Ele ressaltou estar “estarrecido, e não surpreso”, e prosseguiu dizendo que é “o que se espera quando ouço o nome do padre Kelder relacionado”. Polese acusou o sacerdote de, em 2022, ter utilizado o altar da igreja “para pedir voto para o PT” e recordou as recentes críticas do pároco às ações da PM no Território do Bem. “Um padre mais preocupado em perseguir a polícia, em condenar a polícia, em atacar o trabalho policial, do que pregar a palavra de Deus, o Evangelho”, acusou.
Lucas Polese também mostrou a manchete de uma matéria do jornal A Gazeta sobre dois jovens mortos pela PM em Alvorada, Vila Velha, nessa sexta-feira (8). A manchete trazia a afirmação do pai de um dos jovens, que dizia que o rapaz não estava armado.

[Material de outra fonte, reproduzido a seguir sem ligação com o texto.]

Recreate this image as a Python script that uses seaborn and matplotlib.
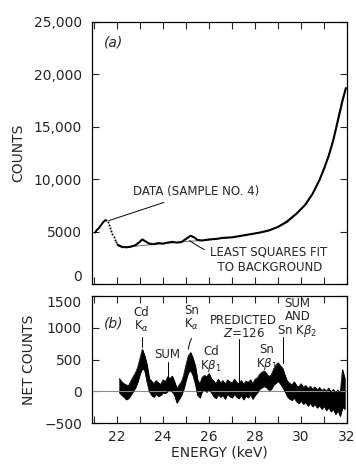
import numpy as np
import pandas as pd
import matplotlib.pyplot as plt
import seaborn as sns
from matplotlib.ticker import MultipleLocator, FuncFormatter

sns.set_style("ticks")
plt.rcParams["font.family"] = ["DejaVu Sans"]
plt.rcParams["font.size"] = 10

# --- (a) raw spectrum ---
start_e = [21.05, 21.12, 21.2, 21.3, 21.4, 21.5, 21.55]
start_counts = [4900, 5150, 5300, 5600, 5900, 6100, 6050]
dots_e = [21.6, 21.65, 21.7, 21.75, 21.8, 21.85, 21.9, 21.95, 22.0, 22.05]
dots_counts = [5900, 5650, 5350, 5050, 4750, 4450, 4200, 3980, 3820, 3720]
data_e = [22.05, 22.2, 22.4, 22.6, 22.8, 22.95, 23.1, 23.25, 23.4, 23.6, 23.8,
          24.0, 24.2, 24.4, 24.6, 24.8, 25.0, 25.2, 25.35, 25.5, 25.7, 26.0,
          26.3, 26.6, 27.0, 27.4, 27.8, 28.2, 28.6, 29.0, 29.4, 29.8, 30.2,
          30.5, 30.8, 31.0, 31.2, 31.4, 31.6, 31.8, 31.95]
data_counts = [3720, 3550, 3500, 3560, 3700, 3950, 4250, 4050, 3850, 3800, 3900,
               3850, 3950, 4020, 3950, 4000, 4300, 4600, 4450, 4200, 4150, 4250,
               4300, 4400, 4450, 4600, 4750, 4900, 5100, 5450, 5950, 6700, 7600,
               8600, 9900, 11000, 12200, 13700, 15600, 17500, 18700]
fit_e = [22.2, 23.0, 24.0, 25.0, 26.0, 27.0, 28.0, 29.0, 30.0, 30.5, 31.0, 31.5, 31.95]
fit_counts = [3450, 3650, 3850, 4050, 4200, 4450, 4800, 5400, 7100, 8600, 10900, 14500, 18600]

# --- (b) net counts, noise band read as lower/upper envelope ---
net_e = [22.1, 22.2, 22.3, 22.4, 22.5, 22.6, 22.7, 22.8, 22.9, 23.0,
         23.1, 23.2, 23.3, 23.4, 23.5, 23.6, 23.7, 23.8, 23.9, 24.0,
         24.1, 24.2, 24.3, 24.4, 24.5, 24.6, 24.7, 24.8, 24.9, 25.0,
         25.1, 25.2, 25.3, 25.4, 25.5, 25.6, 25.7, 25.8, 25.9, 26.0,
         26.1, 26.2, 26.3, 26.4, 26.5, 26.6, 26.7, 26.8, 26.9, 27.0,
         27.1, 27.2, 27.3, 27.4, 27.5, 27.6, 27.7, 27.8, 27.9, 28.0,
         28.1, 28.2, 28.3, 28.4, 28.5, 28.6, 28.7, 28.8, 28.9, 29.0,
         29.1, 29.2, 29.3, 29.4, 29.5, 29.6, 29.7, 29.8, 29.9, 30.0,
         30.1, 30.2, 30.3, 30.4, 30.5, 30.6, 30.7, 30.8, 30.9, 31.0,
         31.1, 31.2, 31.3, 31.4, 31.5, 31.6, 31.7, 31.8, 31.9]
net_upper = [200, 150, 120, 100, 90, 160, 230, 290, 380, 520,
             660, 560, 420, 200, 160, 120, 170, 130, 110, 180,
             150, 230, 200, 240, 150, 40, 100, 150, 260, 420,
             560, 610, 520, 400, 180, 120, 220, 250, 230, 280,
             200, 160, 120, 190, 130, 170, 110, 180, 150, 130,
             190, 140, 120, 170, 110, 160, 140, 180, 120, 190,
             210, 270, 300, 320, 280, 230, 260, 340, 410, 450,
             400, 360, 250, 160, 130, 100, 150, 90, 70, 120,
             60, 90, 40, 80, 30, 70, 20, 60, 10, 40,
             0, 50, -10, 30, -20, 20, -30, 340, 200]
net_lower = [-20, -60, -90, -130, -110, -60, 0, 60, 150, 280,
             360, 330, 150, 0, -60, -90, -40, -80, -60, -20,
             -30, 0, 20, -10, -60, -180, -120, -60, 40, 180,
             300, 330, 250, 120, -60, -100, 0, 20, -10, 30,
             -20, -80, -110, -50, -90, -60, -120, -40, -80, -100,
             -40, -90, -110, -60, -130, -70, -100, -50, -120, -60,
             -20, 40, 60, 80, 60, 20, 30, 100, 130, 160,
             120, 60, 0, -80, -120, -140, -100, -160, -190, -150,
             -200, -170, -230, -180, -240, -200, -260, -220, -280, -230,
             -300, -250, -320, -280, -360, -300, -390, -250, -280]

df_start = pd.DataFrame({"E": start_e, "C": start_counts})
df_dots = pd.DataFrame({"E": dots_e, "C": dots_counts})
df_data = pd.DataFrame({"E": data_e, "C": data_counts})
df_fit = pd.DataFrame({"E": fit_e, "C": fit_counts})
df_net = pd.DataFrame({"E": net_e, "lo": net_lower, "hi": net_upper})

fig = plt.figure(figsize=(3.56, 4.67), dpi=100)
ax1 = fig.add_axes([0.2576, 0.3919, 0.7172, 0.5610])
ax2 = fig.add_axes([0.2576, 0.0942, 0.7172, 0.2719])

# panel (a)
sns.lineplot(data=df_fit, x="E", y="C", ax=ax1, color="0.45", lw=0.7)
sns.lineplot(data=df_start, x="E", y="C", ax=ax1, color="black", lw=1.4)
sns.scatterplot(data=df_dots, x="E", y="C", ax=ax1, color="black", s=2, linewidth=0)
sns.lineplot(data=df_data, x="E", y="C", ax=ax1, color="black", lw=1.5)

ax1.set_xlim(20.9, 32)
ax1.set_ylim(0, 25000)
ax1.xaxis.set_major_locator(MultipleLocator(1))
ax1.set_xticklabels([])
ax1.yaxis.set_major_locator(MultipleLocator(5000))
ax1.yaxis.set_major_formatter(FuncFormatter(lambda v, p: f"{v:,.0f}" if v >= 10000 else f"{v:.0f}"))
ax1.set_xlabel("")
ax1.set_ylabel("COUNTS", labelpad=6)
ax1.text(21.45, 23000, "(a)", fontsize=10, style="italic", va="center")
ax1.annotate("DATA (SAMPLE NO. 4)", xy=(21.65, 6050), xytext=(22.7, 8800),
             fontsize=8.5, va="center",
             arrowprops=dict(arrowstyle="-", color="black", lw=0.7, shrinkB=0, shrinkA=2))
ax1.annotate("LEAST SQUARES FIT\n  TO BACKGROUND", xy=(25.15, 4150), xytext=(26.05, 2300),
             fontsize=8.5, va="center", linespacing=1.2,
             arrowprops=dict(arrowstyle="-", color="black", lw=0.7, shrinkB=0, shrinkA=2,
                             connectionstyle="arc3,rad=-0.2"))

# panel (b)
ax2.axhline(0, color="0.55", lw=0.8)
ax2.fill_between(df_net["E"], df_net["lo"], df_net["hi"], color="black", lw=0.6)
sns.lineplot(data=df_net, x="E", y="hi", ax=ax2, color="black", lw=0.5)
sns.lineplot(data=df_net, x="E", y="lo", ax=ax2, color="black", lw=0.5)

ax2.set_xlim(20.9, 32)
ax2.set_ylim(-500, 1500)
ax2.xaxis.set_major_locator(MultipleLocator(2))
ax2.xaxis.set_minor_locator(MultipleLocator(1))
ax2.yaxis.set_major_locator(MultipleLocator(500))
ax2.set_xlabel("ENERGY (keV)", labelpad=1)
ax2.set_ylabel("NET COUNTS", labelpad=6)
ax2.text(21.45, 1060, "(b)", fontsize=10, style="italic", va="center")

lab = dict(fontsize=8.5, ha="center", va="center", linespacing=1.0)
ax2.text(23.05, 1120, "Cd\nK$_\\alpha$", **lab)
ax2.plot([23.1, 23.1], [860, 700], color="black", lw=0.7)
ax2.text(24.2, 580, "SUM", **lab)
ax2.plot([24.2, 24.2], [460, 200], color="black", lw=0.7)
ax2.text(25.25, 1150, "Sn\nK$_\\alpha$", **lab)
ax2.annotate("", xy=(25.1, 620), xytext=(25.3, 870),
             arrowprops=dict(arrowstyle="-", color="black", lw=0.7,
                             connectionstyle="arc3,rad=0.15"))
ax2.text(26.1, 500, "Cd\nK$\\beta_1$", **lab)
ax2.text(27.5, 1010, "PREDICTED\n$Z$=126", **lab)
ax2.plot([27.3, 27.3], [820, 50], color="black", lw=0.7)
ax2.text(28.5, 530, "Sn\nK$\\beta_1$", **lab)
ax2.text(29.85, 1150, "SUM\nAND\nSn K$\\beta_2$", **lab)
ax2.plot([29.2, 29.2], [860, 450], color="black", lw=0.7)

for ax in (ax1, ax2):
    ax.tick_params(which="both", direction="in", top=True, right=True,
                   length=5, width=0.8, pad=7, labelsize=10)
    ax.tick_params(axis="x", pad=5)
    for s in ax.spines.values():
        s.set_linewidth(0.9)
        s.set_color("black")

# keep the shared "0" / "1500" labels apart, as in the original
fig.canvas.draw()
for t in ax1.yaxis.get_major_ticks():
    if abs(t.get_loc()) < 1e-6:
        t.label1.set_va("bottom")
for t in ax2.yaxis.get_major_ticks():
    if abs(t.get_loc() - 1500) < 1e-6:
        t.label1.set_va("top")

fig.savefig("out.png", dpi=100)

O deputado acusou o jornal de defender o crime organizado e mostrou vídeos que, segundo ele, mostravam a ação de pessoas ligadas às vítimas, atacando ônibus na região após as mortes.
Em seguida, voltou a atacar padre Kelder, ao dizer que, diante das recentes ações da PM no Território do Bem, o sacerdote “estava militando na Gazeta, no Século Diário, dizendo que a PM perseguia a comunidade dele quando fazia operação lá”. Ainda acusou o pároco de não conhecer “o Evangelho que ele prega”. “Se conhecesse saberia que não roubarás é um mandamento, que aborto vai contra as diretrizes da Igreja Católica, que a ideologia de gênero também vai contra, que o assalto promovido pelo PT vai contra tudo que ele defende”, disse.
Outro deputado que discutiu sobre a questão de maneira agressiva foi Callegari (PL), que se declarou “católico apostólico romano” e disse que sua religião “é de fé, amor, paz, amor ao próximo, que não condiz com isso [as imagens do baile]. É vergonhoso ver um centro ligado à nossa Igreja sendo usado de maneira vergonhosa por bandidos. Mais estarrecedor é ver um padre, como o Kelder, que é um militante que age dentro da Igreja Católica, a serviço de ideias que não representam o Evangelho do Nosso Senhor, representam a cartilha de Karl Marx”, acusou.